According to a new study from the Pew Project for Excellence in Journalism, the news industry in 2013 "is more undermanned and unprepared to uncover stories, dig deep into emerging ones or to question information put into its hands."

A public opinion survey included in the annual survey found that nearly one-third of respondents (31 percent) have deserted a news outlet because it no longer provides the news and information they were accustomed to getting.

And as news reportage shrinks, the study said there are growing opportunities for those in politics, government agencies, and business to take their messages directly to the public by using digital technology and social media -- without any filter by the traditional media.

The report identifies six major trends in 2013, as follows:

1. Americans are noticing the effects of a decade of newsroom cutbacks:  More men than women -- and more well-educated and higher-income Americans -- have stopped turning to a news outlet because it no longer provides them with the information they had come to expect. With reporting resources cut to the bone and fewer specialized beats, journalists’ level of expertise in any one area and the ability to go deep into a story are compromised.

2. The news industry continues to lose out on the bulk of new digital advertising. Improved geo-targeting allows many national advertisers to turn to Google, Facebook and other large networks to buy ads that formerly might have gone to local media. Google is now the ad leader in search, display and mobile. In key revenue areas, it appears the news industry may have been outflanked by technology giants.

3. The long-dormant sponsorship ad category is seeing sharp growth. News organizations have taken early steps to move into this area.  Promoted tweets on Twitter account for some of the growth, along with the rise of native ads, the digital term for advertorials containing advertiser-produced stories, which which often run alongside a site’s own editorial content.

4. The growth of paid digital content experiments: Right now, 450 of the nation’s 1,380 dailies have started or announced plans for some kind of paid content subscription or paywall plan, in many cases allowing a certain number of free visits before requiring users to pay. (The trend has also spread beyond newspapers, as highlighted by blogger Andrew Sullivan’s recent decision to attach a fee to his site, The Dish.) Digital subscriptions are seen as an increasingly vital component of any new business model for journalism—though, in most cases, they fall far short of actually replacing the revenue lost in advertising.

5. While the hardest-hit industry, newspapers, remains in the spotlight, local TV finds itself newly vulnerable.  Local TV audiences were down across every key time slot and across all networks in 2012. While local TV remains a top news source for Americans, the percentage is dropping, particularly among younger generations.  Regular local TV viewership among adults under 30 fell from 42% in 2006 to just 28% in 2012, according to Pew Research survey data.   What’s more, the topics people go there for most—weather and breaking news (and to a lesser extent traffic)—are ripe for replacement by any number of Web- and mobile-based outlets.

6. Hearing about news stories from friends and family, whether via social media or actual word of mouth, leads to deeper news consumption.

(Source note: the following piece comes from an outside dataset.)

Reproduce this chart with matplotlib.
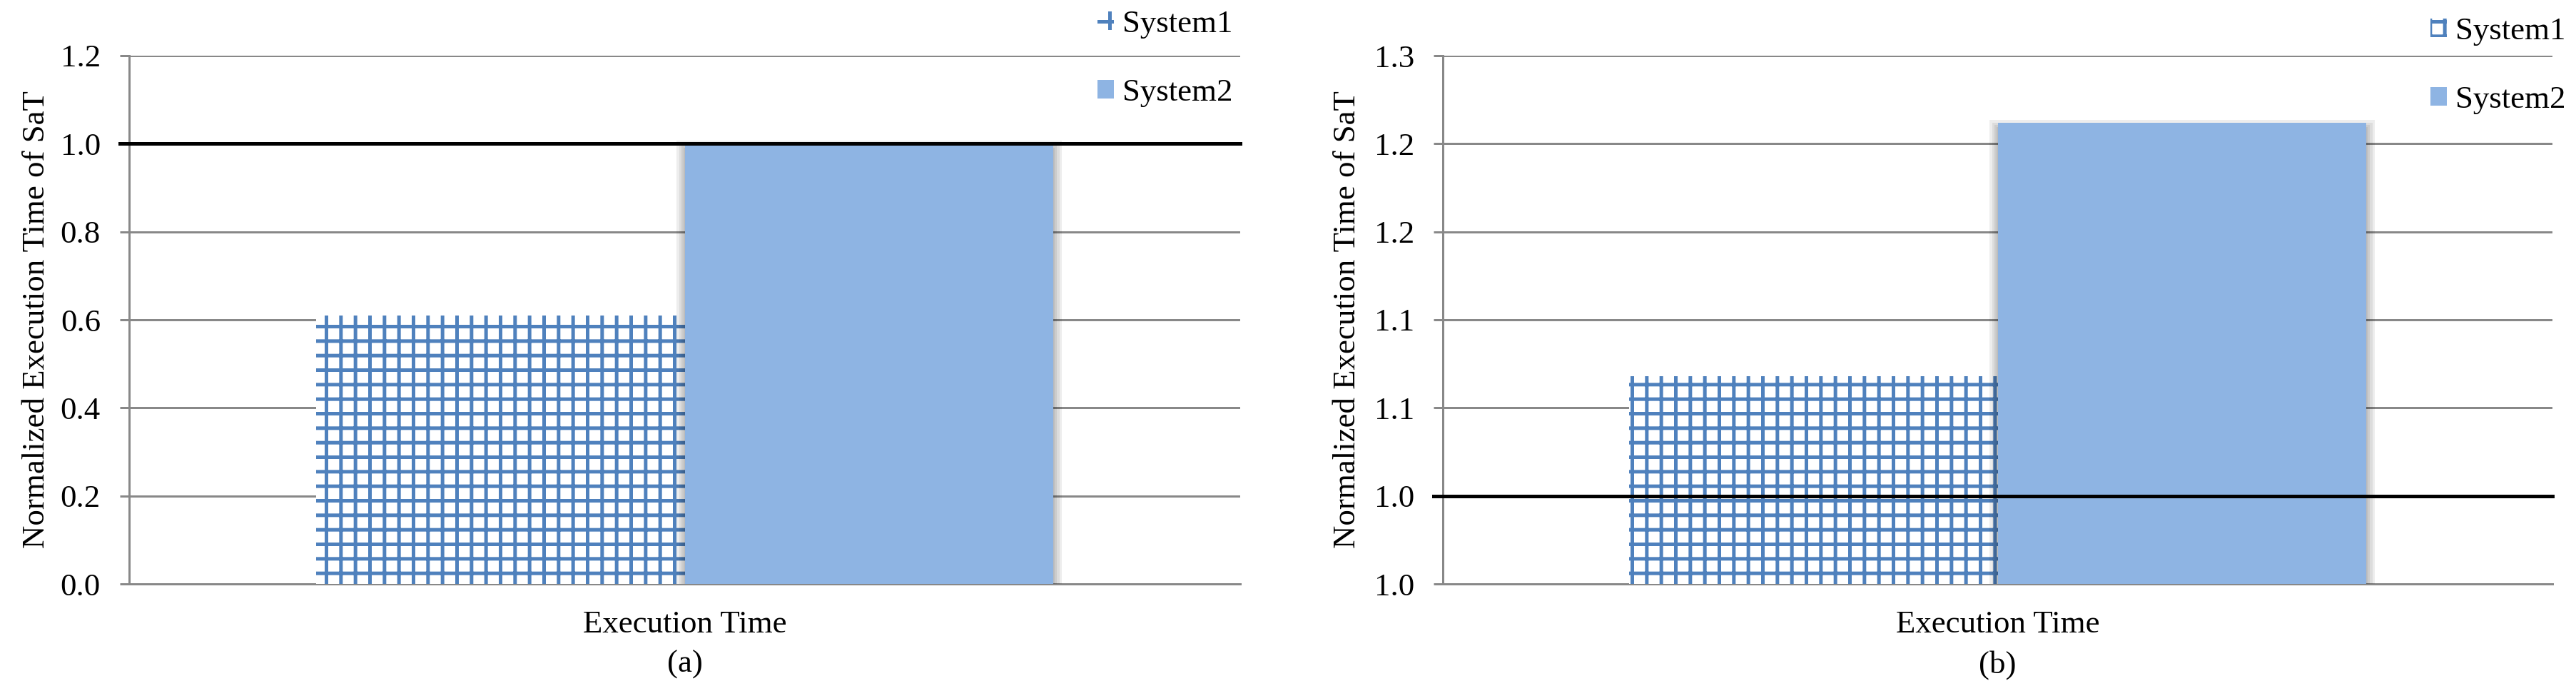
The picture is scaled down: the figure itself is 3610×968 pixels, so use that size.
import matplotlib
matplotlib.use("Agg")
import matplotlib.pyplot as plt
import matplotlib.patches as mpatches
import matplotlib.patheffects as pe

# data
categories = ["Execution Time"]
series_names = ["System1", "System2"]
a_system1 = [0.61]
a_system2 = [1.0]
b_system1 = [1.068]
b_system2 = [1.212]
baseline = 1.0
a_yticks = [0.0, 0.2, 0.4, 0.6, 0.8, 1.0, 1.2]
a_yticklabels = ["0.0", "0.2", "0.4", "0.6", "0.8", "1.0", "1.2"]
b_yticks = [0.95, 1.00, 1.05, 1.10, 1.15, 1.20, 1.25]
b_yticklabels = ["1.0", "1.0", "1.1", "1.1", "1.2", "1.2", "1.3"]

W, H, DPI = 3610, 968, 122
BLUE = "#4F81BD"
LIGHT = "#8EB4E3"
GRAY = "#888888"


def pt(px):
    return px * 72 / DPI


plt.rcParams["font.family"] = ["Liberation Serif", "DejaVu Serif"]
plt.rcParams["font.size"] = 26.5
plt.rcParams["hatch.linewidth"] = pt(5)
plt.rcParams["hatch.color"] = BLUE

fig = plt.figure(figsize=(W / DPI, H / DPI), dpi=DPI)


def draw_panel(rect, s1, s2, yticks, yticklabels, letter, legend_xy, ylabel_x):
    ax = fig.add_axes(rect)
    x = list(range(len(categories)))
    w = 0.332
    shadow = [pe.Stroke(linewidth=pt(lw), foreground="black", alpha=0.07,
                        offset=(0, -pt(8))) for lw in (24, 17, 10, 4)]
    ax.bar([i - w / 2 for i in x], s1, w, facecolor="white", edgecolor=BLUE,
           linewidth=0, hatch="+", zorder=3, label=series_names[0])
    bars2 = ax.bar([i + w / 2 for i in x], s2, w, facecolor=LIGHT,
                   linewidth=0, zorder=3, label=series_names[1])
    for b in bars2:
        b.set_path_effects(shadow + [pe.Normal()])
    ax.axhline(baseline, xmin=-13 / 1557, xmax=1, color="black",
               linewidth=pt(5), zorder=5, clip_on=False)

    ax.set_xlim(-0.5, 0.5)
    ax.set_ylim(yticks[0], yticks[-1])
    ax.set_yticks(yticks, yticklabels)
    ax.set_xticks(x, categories)
    ax.tick_params(axis="x", length=0, pad=pt(37))
    ax.tick_params(axis="y", length=pt(13), width=pt(3), color=GRAY, pad=pt(27))
    ax.yaxis.grid(True, color=GRAY, linewidth=pt(3))
    ax.set_axisbelow(True)
    for side in ("top", "right"):
        ax.spines[side].set_visible(False)
    for side in ("left", "bottom"):
        ax.spines[side].set_color(GRAY)
        ax.spines[side].set_linewidth(pt(3))

    ax.set_ylabel("Normalized Execution Time of SaT")
    ax.yaxis.set_label_coords(ylabel_x, 0.5)
    ax.set_xlabel(letter, labelpad=pt(16))

    handles = [
        mpatches.Patch(facecolor="white", edgecolor=BLUE, linewidth=0, hatch="+"),
        mpatches.Patch(facecolor=LIGHT, linewidth=0),
    ]
    fig.legend(handles, series_names, loc="upper left",
               bbox_to_anchor=(legend_xy[0] / W, 1 - legend_xy[1] / H),
               bbox_transform=fig.transFigure, frameon=False, borderpad=0,
               borderaxespad=0, handlelength=0.52, handleheight=0.52,
               handletextpad=0.25, labelspacing=1.25)
    return ax


top, bottom = 78, 818
draw_panel([181 / W, 1 - bottom / H, (1738 - 181) / W, (bottom - top) / H],
           a_system1, a_system2, a_yticks, a_yticklabels, "(a)",
           (1538, 14), -0.0707)
draw_panel([2022 / W, 1 - bottom / H, (3577 - 2022) / W, (bottom - top) / H],
           b_system1, b_system2, b_yticks, b_yticklabels, "(b)",
           (3406, 24), -0.0733)

fig.savefig("out.png", dpi=DPI)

A majority of Americans seek out a full news story after hearing about an event or issue from friends and family, a new Pew Research survey finds. For nearly three-quarters of adults (72%), the most common way to get news from friends and family is by having someone talk to them, either in person or over the phone. And among that group, close to two-thirds (63%) somewhat or very often seek out a news story about that event or issue. Social networking is now a part of this process as well: 15% of U.S. adults get most of their news from friends and family this way, and the vast majority of them (77%) follow links to full news stories.

This is the tenth edition of Pew's annual "State of the News Media" study.